Trouble installing windows 10 BIOS

simen236

Commendable
Apr 7, 2016
13
0
1,510
I've run into some trouble trying to do a clean installation of windows 10. My system is an ASUS N56VZ laptop with BIOS. The file system of my HDD is NTFS and has MBR partitioning style. After using the Windows tool to create a bootable USB, I can only see an option to boot UEFI installation in the BIOS boot menu. Instead, I downloaded the windows ISO file and tried to use Rufus to create bootable media.

In Rufus I selected "MBR for BIOS or UEFI" and NTFS. Now, BIOS didn't detect the USB stick at all. I tried running Rufus again, now with FAT32, and now BIOS detected both the UEFI installation from USB and the BIOS one. The problem is that only the UEFI one works. If I try to boot the BIOS one, I get the error: "Invalid System Disk".
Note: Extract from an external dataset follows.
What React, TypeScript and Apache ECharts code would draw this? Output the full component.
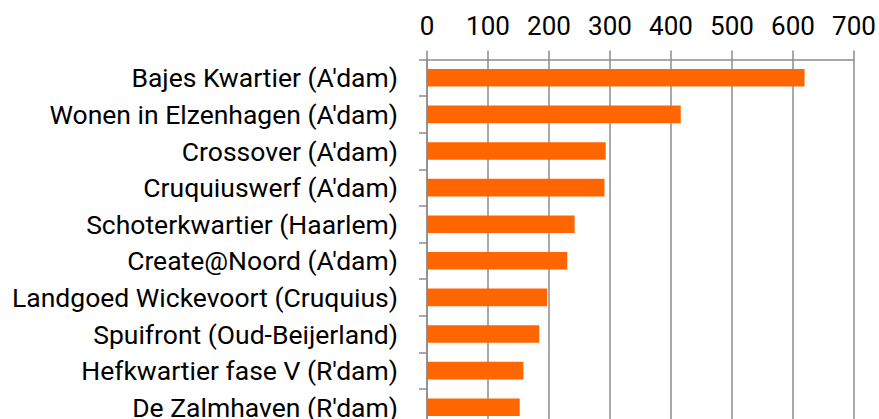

What's going on? How can I install windows 10 with BIOS?
 
Solution


Are you by any chance trying to use a usb3 port to do this? If so, move to a usb2 port, and remember to always prefer 2 on win installs. If there is no usb2, make a dvd.




this. and in the boot section eherever it sais "UEFI ONLY" change that to "legacy first"
 


My BIOS has no secure boot or csm options. Why is my old Acer Aspire laptop able to boot from USB formatted with NTFS and not my ASUS laptop? "Legacy" was also enabled by default.
 


Are you by any chance trying to use a usb3 port to do this? If so, move to a usb2 port, and remember to always prefer 2 on win installs. If there is no usb2, make a dvd.
 
Solution


Yes. I will burn it to a DVD instead then, as I only have USB3 ports.

 


There you go :)
I inferred that you have data on your hdd and you can't wipe it. Is that correct?(I'm asking cuz it would be a good idea to wipe it and go for uefi mode if you can)
 
Thanks a lot!

No, the first thing I actually did was wiping the HDD 😉 So, I burnt the ISO to DVD, and what do you know? I now have both options; to either launch the UEFI installation or the other one. I tried installing the UEFI one earlier, but couldn't access UEFI Firmware Settings or BIOS then, so now I decided to go for the other one. Hopefully, I will be able to access BIOS after the installation.
 


Go for uefi, then follow this guide from "To manually wipe a drive and convert it to GPT:"
https://technet.microsoft.com/en-us/library/dn336946.aspx

EDIT: Careful, you need to wipe the whole drive for this, not just the c: partition.


 
I did do that, the only difference was I made the 4 partitions in diskpart instead. I couldn't launch launch UEFI Firmware Settings or BIOS after doing this though, so I think I'll just stick with BIOS and MBR partitioning for now.
 


thaths the thing with eufi, it boots very fast. But only fast enough that you cant access the bios only if you select "Fast boot" in it. You can have uefi and access the bios via key.
But, to be honest, unless you're on an sdd, the 5 seconds boot advantage aint gonna be noticeable. So yeah, go for MBR until you get an ssd.